La première explication est pragmatique : il fait chaud et ne pas porter de tee‑shirt évite la sensation de tissu collant, rappelle Johanna Dagorn, sociologue du genre et de l’espace urbain. Mais la cause va plus loin que la seule température. Même sans chaleur ni musique, on croise des torses nus sous la pluie ou en hiver.

Dagorn souligne l’existence d’une culture viriliste associant l’homme torse nu à la force — particulièrement lorsqu’il est sweaty et musclé — mais ce n’est pas réservé aux corps normés : des hommes aux physiques variés se dévêtent sans subir de critique. Le torse nu en mouvement, ajoute‑t‑elle, sert aussi à rendre visible l’effort : un festivalier qui enchaîne les pompes, un grimpeur ou un coureur expose sa souffrance et valorise ainsi son engagement physique.

« L’insouciance, c’est le premier des privilèges »

Interrogés, certains hommes évoquent la liberté et le confort : « Ça donne un sentiment de liberté, on est plus à l’aise sans, c’est festif, un peu la plage partout », confie François, qui assume son torse découvert malgré les remarques. Pour lui, se mettre torse nu relève aussi d’une transgression bon marché : au pire on se fait gronder, et l’affaire s’arrête là.

Bérénice Hamidi, enseignante‑chercheuse spécialiste des représentations culturelles du genre, nuance : cette inconscience est presque attendrissante mais révèle un privilège. Ne pas percevoir les risques et pouvoir revendiquer une prétendue liberté est un privilège social — tous n’y ont pas accès.
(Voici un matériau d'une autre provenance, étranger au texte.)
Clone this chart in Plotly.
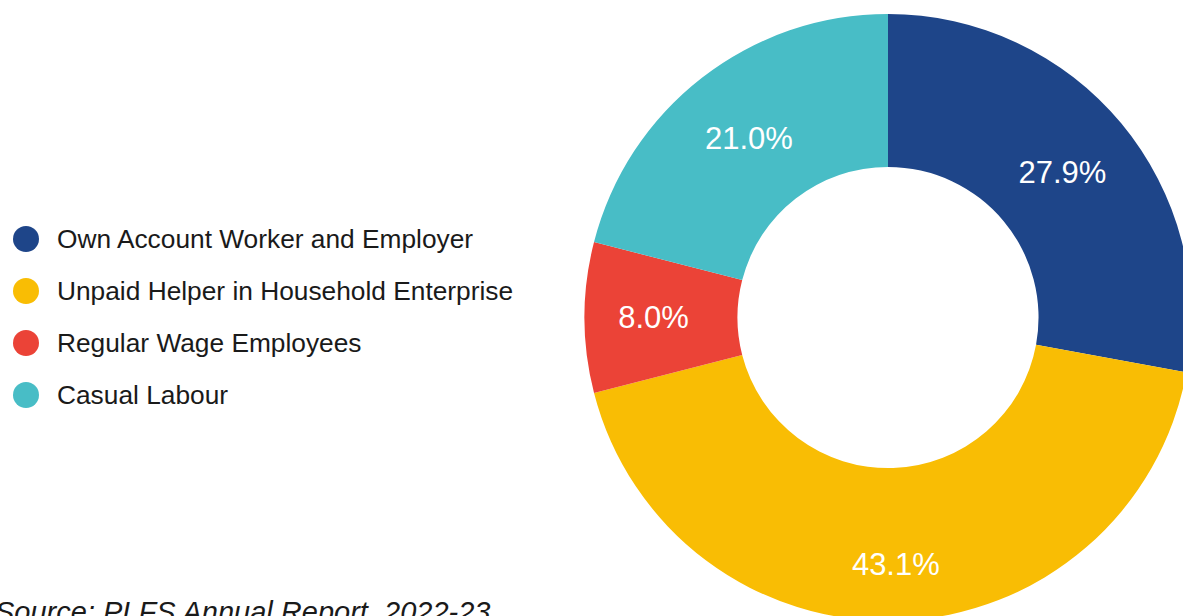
import plotly.graph_objects as go

categories = [
    "Own Account Worker and Employer",
    "Unpaid Helper in Household Enterprise",
    "Regular Wage Employees",
    "Casual Labour",
]
shares = [27.9, 43.1, 8.0, 21.0]
colors = ["#1E4589", "#F9BD04", "#EB4337", "#48BDC6"]
source_text = "Source: PLFS Annual Report, 2022-23"

# figure slightly larger than the window so the donut is cropped at the right/bottom
W, H = 1192, 622
cx, cy, r = 888, 317.5, 303.5  # donut centre and radius in pixels from top-left
FONT = "Liberation Sans, Arial, Helvetica, sans-serif"

# per-slice label templates (small nudges of label placement inside the ring)
label_templates = [
    "%{value:.1f}%",
    "&nbsp;<br>%{value:.1f}%",
    "&nbsp;&nbsp;%{value:.1f}%",
    "%{value:.1f}%",
]

fig = go.Figure()
fig.add_trace(go.Pie(
    labels=categories,
    values=shares,
    marker=dict(colors=colors, line=dict(width=0)),
    hole=0.496,
    sort=False,
    direction="clockwise",
    rotation=0,
    texttemplate=label_templates,
    textposition="inside",
    insidetextorientation="horizontal",
    textfont=dict(family=FONT, size=31, color="white"),
    showlegend=False,
    hoverinfo="label+percent",
    domain=dict(x=[(cx - r) / W, min(1, (cx + r) / W)],
                y=[max(0, (H - cy - r) / H), min(1, (H - cy + r) / H)]),
))

# custom legend with round markers
legend_y0, legend_dy = 239, 52
shapes, annotations = [], []
for i, (name, col) in enumerate(zip(categories, colors)):
    yc = legend_y0 + i * legend_dy
    shapes.append(dict(type="circle", xref="paper", yref="paper",
                       x0=(26 - 13) / W, x1=(26 + 13) / W,
                       y0=(H - yc - 13) / H, y1=(H - yc + 13) / H,
                       fillcolor=col, line=dict(width=0)))
    annotations.append(dict(text=name, xref="paper", yref="paper",
                            x=55 / W, y=(H - yc) / H, xanchor="left", yanchor="middle",
                            showarrow=False,
                            font=dict(family=FONT, size=26.3, color="#1a1a1a")))

annotations.append(dict(text=f"<i>{source_text}</i>", xref="paper", yref="paper",
                        x=-7 / W, y=(H - 630) / H, xanchor="left", yanchor="bottom",
                        showarrow=False,
                        font=dict(family=FONT, size=29, color="#1a1a1a")))

fig.update_layout(
    width=W, height=H,
    margin=dict(l=0, r=0, t=0, b=0),
    paper_bgcolor="white",
    plot_bgcolor="white",
    shapes=shapes,
    annotations=annotations,
)

fig.write_html(
    "out.html",
    config={"displayModeBar": False},
    post_script="document.body.style.margin='0';document.body.style.overflow='hidden';",
)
Où sont les femmes dans tout ça ?

La différence de traitement entre hommes et femmes est nette. Johanna Dagorn rappelle que « le corps des hommes est beaucoup moins sujet à commentaire ». Au‑delà du cliché du mâle musclé, hommes de tous types de silhouettes peuvent se dévêtir sans être remis en cause. À l’inverse, une femme qui enlèverait le haut s’expose à des commentaires et à des risques physiques, son corps étant largement sexualisé.

Bérénice Hamidi insiste sur le double régime juridique et social : depuis les années 1990, le droit pénal est devenu plus tolérant vis‑à‑vis du torse nu masculin, mais socialement l’espace public continue d’accorder aux hommes un droit implicite à se montrer ainsi — privilège que les femmes n’ont pas.

Le boys club du torse nu

Parce que le torse nu est essentiellement toléré pour les hommes, il fonctionne parfois comme un marqueur d’appartenance. « Avec mes potes, on défile souvent torse nu dans les festivals, ça nous fait le même « uniforme » », confie Sylvain : un geste collectif qui resserre les liens et forge une identité de groupe.

La sociologue Romane Faure‑Mary voit là une dynamique de pouvoir : si ce signe distinctif existe, c’est parce qu’il exclut les femmes. Sous l’apparente innocence du geste se cache une façon de signifier « nous pouvons le faire, pas vous », d’occuper l’espace public en affichant un privilège que d’autres n’ont pas. Résultat : les hommes torse nu sont remarqués, mais rarement contestés, et affichent ainsi une assurance — parfois illusoire — quant à leur sécurité et leur impunité.

Alors, quand la musique monte et que l’ambiance devient lourde, la prochaine envie de faire tomber le haut rejoint des causes multiples : praticité, revendication, appartenance et privilège. Le choix individuel d’un homme torse nu s’inscrit ainsi dans des enjeux sociaux et genrés plus larges.